お菓子の甘い香りを嗅ぎながら、会社に向かい階段を降りる

結局、そのアパートには、夫と結婚するまで約2年ほど住んだ。

お菓子屋さんは朝が早い。
一方、通勤が徒歩圏内の私の朝は、やや遅い。

だから私は必然的に、焼き菓子の甘い香りを嗅ぎながら、会社に向かうために階段を降ることになる。

ほんのり幸せで、ちょっと得をしたような気分になる。
そんな生活を、それなりに気に入っていた。

ただ、実はいまだに一度も、そのお菓子屋さんのお菓子を買って食べたことがない。

人気のお菓子屋さんで、お昼過ぎには大抵売り切れてお店を閉めている。
それに、いつでも行けると思ったら、逆になかなか行かない………ってないかしら?

(一度行っちゃうと、しょっちゅう買っちゃうだろうし。
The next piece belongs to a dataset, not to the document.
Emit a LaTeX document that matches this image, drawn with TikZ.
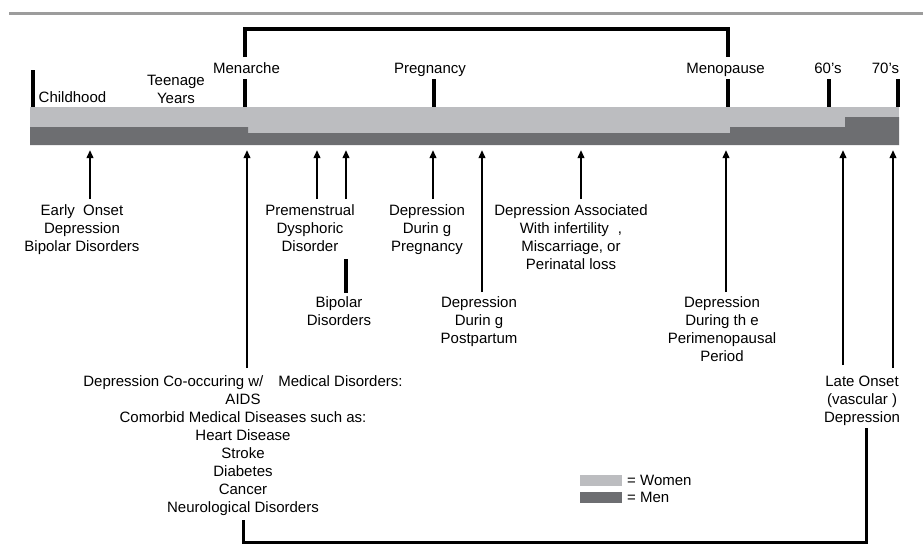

でも人気のケーキは白いミルククリームに包まれたドーム型のケーキだと、ディスプレイを見て知っている)

完璧な人間なんていないように

完璧な家も、またないんじゃないだろうか。
それなりに気に入っている…と評したその家にも、欠点はあった。

まぁ、エレベーターがないことには目を瞑ろう。
引っ越す前から分かっていたし、階段の登り降りは運動になる。その前に住んでいたアパートは4階で、そこも階段しかなかったし。

ただ、決定的に我慢ならない点が一つだけあった。それはお風呂。日頃から水圧が弱く、なんと2年間で、2回も壊れてお湯が出なくなった。信じられない。

私はお風呂が大好きだ。
休日の16:00頃、まだ外が明るい時間帯に、湯船に熱い湯を張る。入浴剤を入れてシュワシュワと溶ける様子を見て楽しむ。(ちょっとシュワシュワに手を当ててみたりして)

そして、飲み水をお風呂に持ち込んで、中古書店で買った安い文庫本を読みながら長風呂をする。ポカポカになった身体に勢い良くシャワーを浴びて、お風呂から上がる。

大学生で一人暮らしを始めてから、味を占めた、たまらなく心満たされる癒しの時間だ。

…なのに!お風呂、壊れすぎじゃない⁉︎笑

その反動もあり、夫と今の家に住み始めてから、1ヶ月くらい、毎日「お風呂ありがとう」「お風呂、最高。幸せ〜〜」と家を選んだ夫に感謝。笑
(だって、追い焚き機能も、浴室乾燥も完備よ、最高すぎる)

これから先、引っ越す時は必ずお風呂の水圧をチェックすることでしょう。

でも、お風呂が壊れて銭湯に通った間も、それはそれで楽しかった。
(銭湯で図らずも夢中で聞いてしまった二人組の会話は、また機会に書いてみよう)

この先も思い出すだろう、あの人。

まだ暑すぎもせず、だけどいずれ訪れる夏を感じさせるような、カラッとした晴れた日のこと。恐らく5月後半か6月じゃなかっただろうか。

そのアパートのすぐ近くですれ違った、女性のことが今でも忘れられない。
女性は、恐らく私の倍はお年を召されていたと思う。

だけど、自信に満ち溢れて、輝いていた。
白髪で、スレンダーで、一人で颯爽と背筋を伸ばして歩いていた。

そして、何故かとっても笑顔だった。

思わず、同性の私もドキッとした。
なんて素敵な笑顔なんだろうと、ハッとした。

きっと、今この瞬間を楽しんでいるんだ、と感じられた。

それに比べて、私は……?

キュッと唇を噛む癖がある。
気づけば無意識に、難しい顔をして歩いている。
そんな自分を自覚した。

歩いていると、何故かそのアパートと女性のことをセットで思い出すことがある。

そんな時は、にっこり口角を上げてみる。
不自然かもしれない。
でも、なんだか少し前向きになれる。

お名前も存じ上げない方だけれど、素敵だと思った人を、素敵だと覚えていられる自分が、私はそれなりに好きだったりする。

やっぱり、良いところを見て、良いところを真似して、良いところを愛するって大事だよね。